A happier warrior

The dour, defensive, and evasive Fritz Mondale of the Democratic Party's primary campaign has been replaced by a political warrior who has visibly enjoyed the first week of the real campaign.

And why not? To almost everyone's surprise Mr. Mondale had successfully seized the campaign initiative and put Ronald Reagan on the defensive. Newspaper front pages showed Mr. Reagan daily denying that he had firm plans for raising taxes after election day and then explaining why ''revenue enhancement'' would be ''tax reform,'' not tax raising.

This follows the week in which headline attention was largely focused on what the Democrats had done by nominating a woman for the vice-presidency. That produced two weeks when the Democrats had the advantage in favorable front-page attention, leaving the Republicans trying to catch up. They advertised their many, and often distinguished, women in less conspicuous positions and tried to explain away the tax affair with less than full success.

The fact is that the Democrats have shown imagination and vigor during the open stages of the campaign and have actually taken the rhetorical initiative.

Of course the rational appraisal of the American political situation for 1984 is that the outcome will largely be determined by the state of the economy on the eve of election day. Present prospects are for continued buoyancy in the economy.

But Mr. Reagan is in a new kind of situation, and it remains to be seen whether he can do as well defending his own four-year record in the White House as he did when attacking the Carter administration's four-year record.

Reagan and his staff are said by observers around the White House to have gone into this campaign in a high mood of confidence, based on how smoothly and successfully Reagan performed in 1980. Do they by any chance underestimate the fact that it is easier to attack than to defend a White House record?

Looking back at the 1980 campaign, the wonder really is that Jimmy Carter did as well as he did. As election day approached the hostages were still in prisons in Tehran.
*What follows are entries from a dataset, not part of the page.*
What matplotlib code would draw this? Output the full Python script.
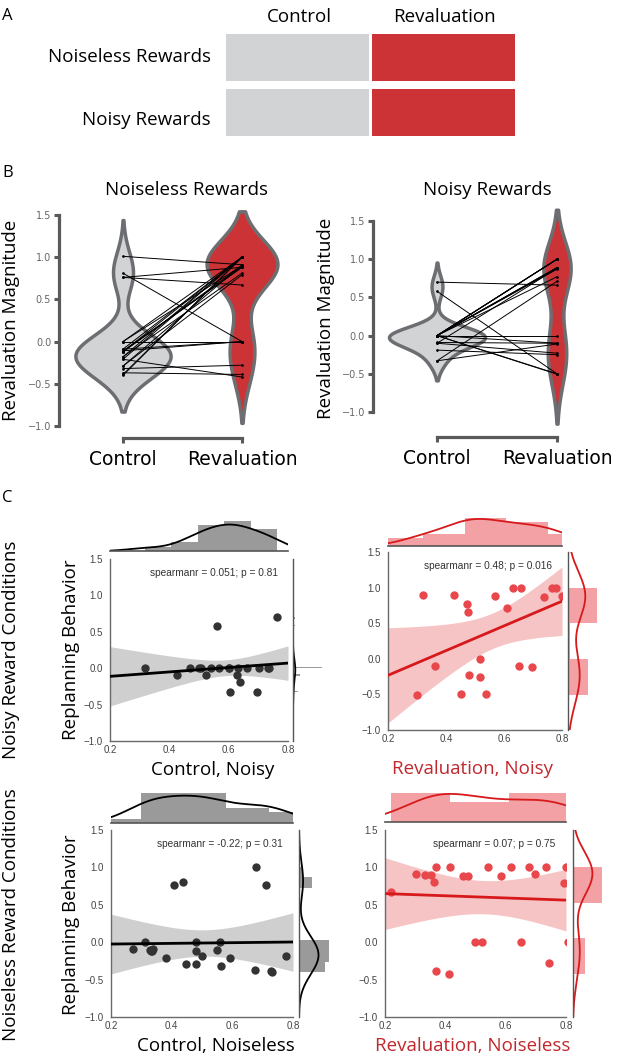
import numpy as np
import matplotlib
matplotlib.use('Agg')
import matplotlib.pyplot as plt

W, H = 617, 1060

# ---- data ----
design_rows = ['Noiseless Rewards', 'Noisy Rewards']
design_cols = ['Control', 'Revaluation']

# revaluation magnitude per subject (paired), noiseless rewards
noiseless_ctrl = [1.01, 0.81, 0.76, 0.76, 0.0, 0.0, 0.0, -0.09, -0.09, -0.11, -0.11, -0.12,
                  -0.12, -0.12, -0.18, -0.18, -0.21, -0.21, -0.29, -0.29, -0.32, -0.37, -0.39, -0.40]
noiseless_reval = [0.91, 0.0, 0.88, 0.67, 0.0, 1.0, 0.9, 0.0, 1.0, 0.88, 0.0, 0.9,
                   1.0, 0.88, 0.81, 1.0, -0.42, 1.0, 0.91, 0.79, -0.28, -0.39, 1.0, 1.0]
# x of panel C (same subjects)
noiseless_ctrl_x = [0.679, 0.439, 0.409, 0.710, 0.311, 0.481, 0.559, 0.340, 0.272, 0.330, 0.550, 0.335,
                    0.481, 0.332, 0.501, 0.776, 0.380, 0.593, 0.446, 0.481, 0.564, 0.676, 0.726, 0.730]
noiseless_reval_x = [0.303, 0.497, 0.459, 0.221, 0.523, 0.368, 0.331, 0.652, 0.415, 0.475, 0.805, 0.351,
                     0.543, 0.583, 0.362, 0.617, 0.413, 0.677, 0.696, 0.793, 0.743, 0.368, 0.734, 0.800]

# noisy rewards
noisy_ctrl = [0.0, -0.09, 0.0, 0.0, -0.10, 0.0, 0.58, 0.0, 0.0, -0.33, -0.10,
              0.0, -0.19, 0.0, -0.33, 0.0, 0.0, 0.0, 0.70, 0.0, 0.0]
noisy_reval = [0.89, -0.10, 1.0, -0.50, 0.88, 0.87, -0.50, 1.0, 0.0, 0.71, -0.23,
               0.77, -0.25, 1.0, -0.11, 0.89, -0.505, 1.0, 0.66, 0.88, -0.10]
noisy_ctrl_x = [0.318, 0.427, 0.470, 0.507, 0.523, 0.541, 0.561, 0.569, 0.600, 0.604, 0.628,
                0.632, 0.639, 0.662, 0.694, 0.701, 0.733, 0.736, 0.764, 0.600, 0.500]
noisy_reval_x = [0.321, 0.363, 0.631, 0.453, 0.568, 0.738, 0.539, 0.659, 0.516, 0.609, 0.479,
                 0.472, 0.518, 0.764, 0.698, 0.428, 0.300, 0.780, 0.477, 0.800, 0.652]

spearman_labels = ['spearmanr = 0.051; p = 0.81', 'spearmanr = 0.48; p = 0.016',
                   'spearmanr = -0.22; p = 0.31', 'spearmanr = 0.07; p = 0.75']

# ---- style ----
TXT = 'Open Sans'
NUM = 'Liberation Sans'
GRAY = '#d2d3d5'
RED = '#cc3336'
LABEL_RED = '#c1272d'
SPINE = '#5a5a5c'

fig = plt.figure(figsize=(W / 100, H / 100), dpi=100)


def px_axes(left, top, right, bottom):
    return fig.add_axes([left / W, 1 - bottom / H, (right - left) / W, (bottom - top) / H])


def ftext(x, y, s, **kw):
    kw.setdefault('family', TXT)
    return fig.text(x / W, 1 - y / H, s, **kw)


def kde(data, grid, bw):
    d = (grid[:, None] - data[None, :]) / bw
    return np.exp(-0.5 * d ** 2).sum(1) / (len(data) * bw * np.sqrt(2 * np.pi))


def scott_bw(d):
    return d.std(ddof=1) * len(d) ** (-0.2)


# ---- A: design ----
axA = px_axes(226, 34, 515, 136)
for r in range(2):
    axA.barh(r, 0.99, left=0, height=0.855, color=GRAY)
    axA.barh(r, 0.99, left=1.01, height=0.855, color=RED)
axA.set_xlim(0, 2)
axA.set_ylim(1.4275, -0.4275)
axA.axis('off')
for cx, lab in zip([299, 444], design_cols):
    ftext(cx, 22, lab, ha='center', va='baseline', fontsize=13.5)
for cy, lab in zip([62, 125], design_rows):
    ftext(211, cy, lab, ha='right', va='baseline', fontsize=13.5)

for x, y, s in [(2, 20, 'A'), (2, 177, 'B'), (2, 502, 'C')]:
    ftext(x, y, s, ha='left', va='baseline', fontsize=12)


# ---- B: violins ----
def violin_panel(box, ylim, offs, ctrl, reval, title, title_x, ylab_x):
    ax = px_axes(*box)
    data = [np.array(ctrl), np.array(reval)]
    grids, dens = [], []
    for d in data:
        bw = scott_bw(d)
        g = np.linspace(d.min() - 2 * bw, d.max() + 2 * bw, 300)
        grids.append(g)
        dens.append(kde(d, g, bw))
    peak = max(dd.max() for dd in dens)
    for i, (g, dd, c) in enumerate(zip(grids, dens, [GRAY, RED])):
        hw = dd / peak * 0.4
        pc = ax.fill_betweenx(g, i - hw, i + hw, facecolor=c, edgecolor='#6d6e71', lw=2.5, zorder=1)
        pc.set_joinstyle('round')
    for a, b in zip(ctrl, reval):
        ax.plot([0, 1], [a, b], color='k', lw=0.7, marker='o', ms=0.9, zorder=2)
    ax.set_xlim(-0.5, 1.5)
    ax.set_ylim(*ylim)
    ax.set_xticks([0, 1])
    ax.set_xticklabels(design_cols)
    ax.set_yticks([-1.0, -0.5, 0.0, 0.5, 1.0, 1.5])
    ax.set_yticklabels(['\u22121.0', '\u22120.5', '0.0', '0.5', '1.0', '1.5'])
    ax.tick_params(length=3.6, width=2.2, color=SPINE)
    ax.tick_params(axis='x', pad=5, labelsize=13.5, labelcolor='black')
    ax.tick_params(axis='y', pad=2, labelsize=7, labelcolor='#666666')
    for lab in ax.get_xticklabels():
        lab.set_family(TXT)
    for lab in ax.get_yticklabels():
        lab.set_family(NUM)
    for s in ['top', 'right']:
        ax.spines[s].set_visible(False)
    ax.spines['left'].set_position(('outward', offs[0]))
    ax.spines['bottom'].set_position(('outward', offs[1]))
    ax.spines['left'].set_bounds(-1.0, 1.5)
    ax.spines['bottom'].set_bounds(0, 1)
    for s in ['left', 'bottom']:
        ax.spines[s].set_linewidth(2.3)
        ax.spines[s].set_color(SPINE)
        ax.spines[s].set_capstyle('projecting')
    ax.patch.set_alpha(0)
    ftext(title_x, 195, title, ha='center', va='baseline', fontsize=13.5)
    ftext(ylab_x, (box[1] + box[3]) / 2 + 2, 'Revaluation Magnitude', ha='center', va='center',
          rotation=90, fontsize=13.5)
    return ax


violin_panel((63.5, 202.3, 301.5, 434.4), (-1.1, 1.65), (3.3, 2.7),
             noiseless_ctrl, noiseless_reval, 'Noiseless Rewards', 186, 11)
violin_panel((377, 205.7, 617, 427.3), (-1.2, 1.7), (3.0, 7.0),
             noisy_ctrl, noisy_reval, 'Noisy Rewards', 487, 326)


# ---- C: joint plots ----
BLACK_SET = dict(pt='#333333', line='black', ci='#cfcfcf', hist='#9a9a9a', kde='black')
RED_SET = dict(pt='#e8474b', line='#d7191c', ci='#f7c4c5', hist='#f3a1a4', kde='#d7191c')


def joint_panel(box, top_box, right_box, x, y, cs, stat, xlabel, xcol, xlab_x, xlab_y, tbins, rbins):
    x = np.array(x)
    y = np.array(y)
    ax = px_axes(*box)
    ax.set_xlim(0.2, 0.8)
    ax.set_ylim(-1.0, 1.5)
    # regression with 95% band
    slope, icpt = np.polyfit(x, y, 1)
    xs = np.linspace(0.2, 0.8, 100)
    fit = icpt + slope * xs
    n = len(x)
    resid = y - (icpt + slope * x)
    s = np.sqrt((resid ** 2).sum() / (n - 2))
    se = s * np.sqrt(1 / n + (xs - x.mean()) ** 2 / ((x - x.mean()) ** 2).sum())
    ax.fill_between(xs, fit - 2.08 * se, fit + 2.08 * se, color=cs['ci'], lw=0, zorder=1)
    ax.scatter(x, y, s=36, color=cs['pt'], lw=0, zorder=2)
    ax.plot(xs, fit, color=cs['line'], lw=2, zorder=3)
    ax.set_xticks([0.2, 0.4, 0.6, 0.8])
    ax.set_yticks([-1.0, -0.5, 0.0, 0.5, 1.0, 1.5])
    ax.set_yticklabels(['\u22121.0', '\u22120.5', '0.0', '0.5', '1.0', '1.5'])
    for lab in ax.get_xticklabels() + ax.get_yticklabels():
        lab.set_family(NUM)
    ax.tick_params(length=0, labelsize=7, labelcolor='#444444')
    ax.tick_params(axis='x', pad=3)
    ax.tick_params(axis='y', pad=5)
    for sp in ['top', 'right']:
        ax.spines[sp].set_visible(False)
    for sp in ['left', 'bottom']:
        ax.spines[sp].set_color('#6a6a6a')
        ax.spines[sp].set_linewidth(1.0)
    ax.annotate(stat, xy=(1, 1), xycoords='axes fraction', xytext=(-7.5, -10),
                textcoords='offset points', ha='right', va='center', family=NUM,
                fontsize=7.3, color='#333333')

    # top marginal
    axt = px_axes(*top_box)
    hv, _, _ = axt.hist(x, bins=tbins, density=True, color=cs['hist'], lw=0)
    gx = np.linspace(0.2, 0.8, 200)
    kx = kde(x, gx, scott_bw(x))
    axt.plot(gx, kx, color=cs['kde'], lw=1.3)
    axt.set_xlim(0.2, 0.8)
    axt.set_ylim(0, max(hv.max(), kx.max()) * 1.02)
    axt.set_xticks([])
    axt.set_yticks([])
    for sp in ['top', 'right', 'left']:
        axt.spines[sp].set_visible(False)
    axt.spines['bottom'].set_color('#555555')
    axt.spines['bottom'].set_linewidth(1.2)

    # right marginal
    axr = px_axes(*right_box)
    hv, _, _ = axr.hist(y, bins=rbins, density=True, color=cs['hist'], lw=0,
                        orientation='horizontal')
    gy = np.linspace(-1.0, 1.5, 300)
    ky = kde(y, gy, scott_bw(y))
    axr.plot(ky, gy, color=cs['kde'], lw=1.3)
    axr.set_ylim(-1.0, 1.5)
    axr.set_xlim(0, max(hv.max(), ky.max()) * 1.02)
    axr.set_xticks([])
    axr.set_yticks([])
    for sp in ['top', 'right', 'bottom']:
        axr.spines[sp].set_visible(False)
    axr.spines['left'].set_color('#555555')
    axr.spines['left'].set_linewidth(1.0)

    ftext(xlab_x, xlab_y, xlabel, ha='center', va='baseline', fontsize=13.5, color=xcol)
    return ax


joint_panel((110, 559, 288, 741), (110, 520, 288, 551), (293, 559, 323, 741),
            noisy_ctrl_x, noisy_ctrl, BLACK_SET, spearman_labels[0],
            'Control, Noisy', 'black', 213, 775, 5, 50)
joint_panel((388, 552, 562, 730), (388, 517, 562, 546), (568, 552, 598, 730),
            noisy_reval_x, noisy_reval, RED_SET, spearman_labels[1],
            'Revaluation, Noisy', LABEL_RED, 472, 774, np.linspace(0.178, 0.895, 6), 3)
joint_panel((111, 830, 293, 1017), (111, 792, 293, 823), (299, 830, 330, 1017),
            noiseless_ctrl_x, noiseless_ctrl, BLACK_SET, spearman_labels[2],
            'Control, Noiseless', 'black', 216, 1051, np.linspace(0.16, 0.86, 6), 10)
joint_panel((385, 830, 566, 1017), (385, 792, 566, 822), (573, 830, 603, 1017),
            noiseless_reval_x, noiseless_reval, RED_SET, spearman_labels[3],
            'Revaluation, Noiseless', LABEL_RED, 473, 1051, 3, 3)

ftext(71, 650, 'Replanning Behavior', rotation=90, ha='center', va='center', fontsize=13.5)
ftext(71, 925, 'Replanning Behavior', rotation=90, ha='center', va='center', fontsize=13.5)
ftext(11, 650, 'Noisy Reward Conditions', rotation=90, ha='center', va='center', fontsize=13.5)
ftext(11, 915, 'Noiseless Reward Conditions', rotation=90, ha='center', va='center', fontsize=13.5)

fig.savefig('out.png', dpi=100)
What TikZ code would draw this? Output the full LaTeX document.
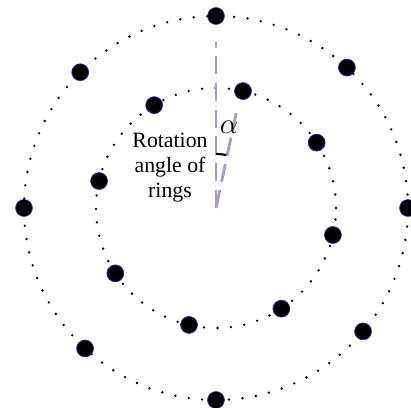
\documentclass[tikz,border=0pt]{standalone}
\usepackage{fontspec}
\setmainfont{Liberation Serif}
\definecolor{ringdot}{RGB}{0,0,0}
\definecolor{dotrim}{RGB}{40,40,160}
\definecolor{guide}{RGB}{170,155,196}

\tikzset{
  bead/.style={circle,fill=ringdot,draw=dotrim,line width=0.5pt,inner sep=0pt,minimum size=12pt},
  ring/.style={line width=1.9pt,dash pattern=on 0pt off 9.6pt,line cap=round},
  guideline/.style={guide,line width=2pt,dash pattern=on 13pt off 6pt}
}

\begin{document}
\begin{tikzpicture}[x=0.025cm,y=0.025cm]
  \useasboundingbox (-216,-199) rectangle (195,208);
  \coordinate (c) at (0,0);
  % dotted rings
  \draw[ring] (c) circle (192);
  \draw[ring] (c) circle (120);
  % beads on the outer ring
  \foreach \ang [count=\k] in {90,47,0,-40,-90,-133,180,135}
    \node[bead] (o\k) at (\ang:192) {};
  % beads on the inner ring, turned by alpha
  \foreach \ang [count=\k] in {77,33,-13,-57,-103,-147,167,121}
    \node[bead] (i\k) at (\ang:120) {};
  \coordinate (tip) at (78:97);
  \draw[guideline,shorten >=12pt] (c) -- (o1);
  \draw[guideline] (c) -- (tip);
  \draw[line width=1.5pt] (c) ++(90:54) arc (90:79:54);
  \node at (13,81) {\fontsize{22}{22}\selectfont$\alpha$};
  \node[align=center,font=\fontsize{15.5}{17.8}\selectfont] (lbl) at (-46,40) {Rotation\\angle of\\rings};
\end{tikzpicture}
\end{document}
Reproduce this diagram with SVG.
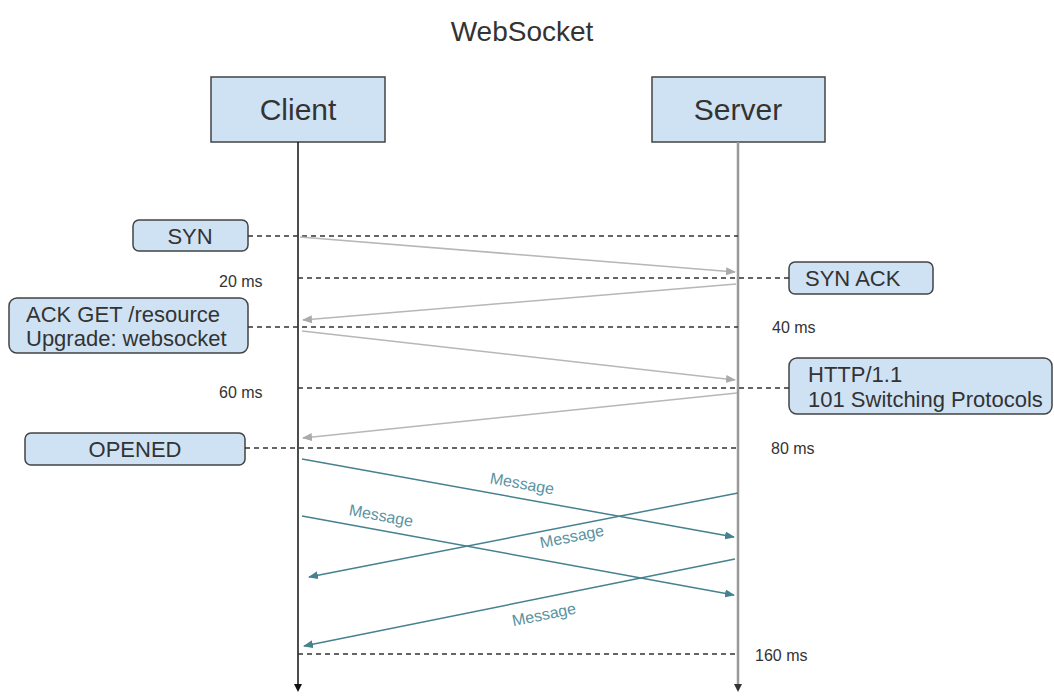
<svg xmlns="http://www.w3.org/2000/svg" width="1054" height="696" viewBox="0 0 1054 696">
<style>
text{font-family:"Liberation Sans",Arial,sans-serif;fill:#333}
.title{font-size:28px;text-anchor:middle}
.actor rect{fill:#cfe2f3;stroke:#434343;stroke-width:1.5}
.actor text{font-size:30px;text-anchor:middle}
.note rect{fill:#cfe2f3;stroke:#434343;stroke-width:1.5}
.note text{font-size:22px}
.ms{font-size:16px}
.dash{stroke:#333;stroke-width:1.3;stroke-dasharray:5 4;fill:none}
.gray{stroke:#b7b7b7;stroke-width:1.6;fill:none;marker-end:url(#ag)}
.teal{stroke:#45818e;stroke-width:1.5;fill:none;marker-end:url(#at)}
.msg{font-size:16px;fill:#5a93a0;text-anchor:middle}
</style>
<defs>
<marker id="ag" markerUnits="userSpaceOnUse" markerWidth="10" markerHeight="8" refX="9" refY="4" orient="auto"><path d="M0,0 L10,4 L0,8 z" fill="#aaa"/></marker>
<marker id="at" markerUnits="userSpaceOnUse" markerWidth="10" markerHeight="8" refX="9" refY="4" orient="auto"><path d="M0,0 L10,4 L0,8 z" fill="#45818e"/></marker>
</defs>
<text class="title" x="522" y="41">WebSocket</text>
<g id="client" class="actor"><rect x="211" y="77" width="174" height="65"/><text x="298" y="120">Client</text></g>
<g id="server" class="actor"><rect x="652" y="77" width="173" height="65"/><text x="738" y="120">Server</text></g>
<g id="lifelines">
<line x1="298" y1="142" x2="298" y2="686" stroke="#111" stroke-width="1.5"/>
<path d="M294,684 L302,684 L298,692 z" fill="#111"/>
<line x1="738" y1="142" x2="738" y2="686" stroke="#999" stroke-width="2.5"/>
<path d="M734,684 L742,684 L738,692 z" fill="#333"/>
</g>
<g id="syn" class="note"><rect x="133" y="220" width="115" height="31" rx="6"/><text x="190" y="244" text-anchor="middle">SYN</text></g>
<g id="synack" class="note"><rect x="789" y="262" width="144" height="32" rx="6"/><text x="805" y="286">SYN ACK</text></g>
<g id="ackget" class="note"><rect x="9" y="298" width="239" height="55" rx="8"/><text x="26" y="322">ACK GET /resource</text><text x="26" y="346">Upgrade: websocket</text></g>
<g id="http" class="note"><rect x="789" y="358" width="263" height="56" rx="8"/><text x="808" y="382">HTTP/1.1</text><text x="808" y="407">101 Switching Protocols</text></g>
<g id="opened" class="note"><rect x="25" y="433" width="220" height="32" rx="6"/><text x="135" y="457" text-anchor="middle">OPENED</text></g>
<g id="times">
<text class="ms" x="219" y="287">20 ms</text>
<text class="ms" x="772" y="333">40 ms</text>
<text class="ms" x="219" y="398">60 ms</text>
<text class="ms" x="771" y="454">80 ms</text>
<text class="ms" x="755" y="661">160 ms</text>
</g>
<g id="connectors">
<line class="dash" x1="248" y1="236" x2="738" y2="236"/>
<line class="dash" x1="298" y1="278" x2="789" y2="278"/>
<line class="dash" x1="248" y1="327" x2="738" y2="327"/>
<line class="dash" x1="298" y1="388" x2="789" y2="388"/>
<line class="dash" x1="245" y1="448" x2="738" y2="448"/>
<line class="dash" x1="298" y1="654" x2="738" y2="654"/>
<line class="gray" x1="300" y1="237" x2="735" y2="272"/>
<line class="gray" x1="736" y1="284" x2="303" y2="320"/>
<line class="gray" x1="302" y1="331" x2="735" y2="380"/>
<line class="gray" x1="737" y1="393" x2="303" y2="438"/>
<line class="teal" x1="302" y1="459" x2="734" y2="537"/>
<line class="teal" x1="738" y1="493" x2="309" y2="577"/>
<line class="teal" x1="302" y1="516" x2="734" y2="595"/>
<line class="teal" x1="735" y1="559" x2="304" y2="646"/>
<text class="msg" transform="translate(522,484) rotate(10.2)" y="5">Message</text>
<text class="msg" transform="translate(572,537) rotate(-11.1)" y="5">Message</text>
<text class="msg" transform="translate(381,516) rotate(10.4)" y="5">Message</text>
<text class="msg" transform="translate(544,615) rotate(-11.4)" y="5">Message</text>
</g>
</svg>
The attempt to rescue them had been an embarrassing failure which seemed to expose a general state of unreadiness in the armed forces. Most important of all, the economy was still dominated by the decline and the closing down of the old smokestack industries.

It was an accident of history, not something for which Mr. Carter could be held responsible, that in 1980 the new industries had not yet begun to take up the slack from the decline of the old. Nor is Reagan responsible for the fact that during his four years in office the new industries came on line and did take up a lot of the slack from the decline of the old.

But politics is not concerned with the underlying cause of changes in the economy or the general welfare of peoples. Politics is concerned with the condition, not the cause of the condition. The general condition of the United States in 1980 was poor, so poor that Carter himself had complained of a ''national malaise.''

The 1980 campaign was a downhill run for the attacker. It was easy for Reagan to keep his cool and enjoy the psychological advantage.

It is different now. True, Mr. Reagan is not in as unfavorable a position as Mr. Carter was in 1980. The intervention in Lebanon was a fiasco. But it occurred far enough in advance of election day to be largely forgotten now. And then there was the easy win in Grenada to balance off against it. The economy has improved steadily over the past four years.

But still there is a Reagan record with flaws, and Mr. Reagan has to stand on it. Mr. Mondale is free to attack at will wherever he thinks he sees a vulnerable spot.

What we are about to find out, therefore, is whether Reagan will be as skillful on the defensive as he was four years ago on the offensive. Last week he showed signs of irritation over the tax issue. He seemed to be a little rattled. It may be an interesting campaign after all.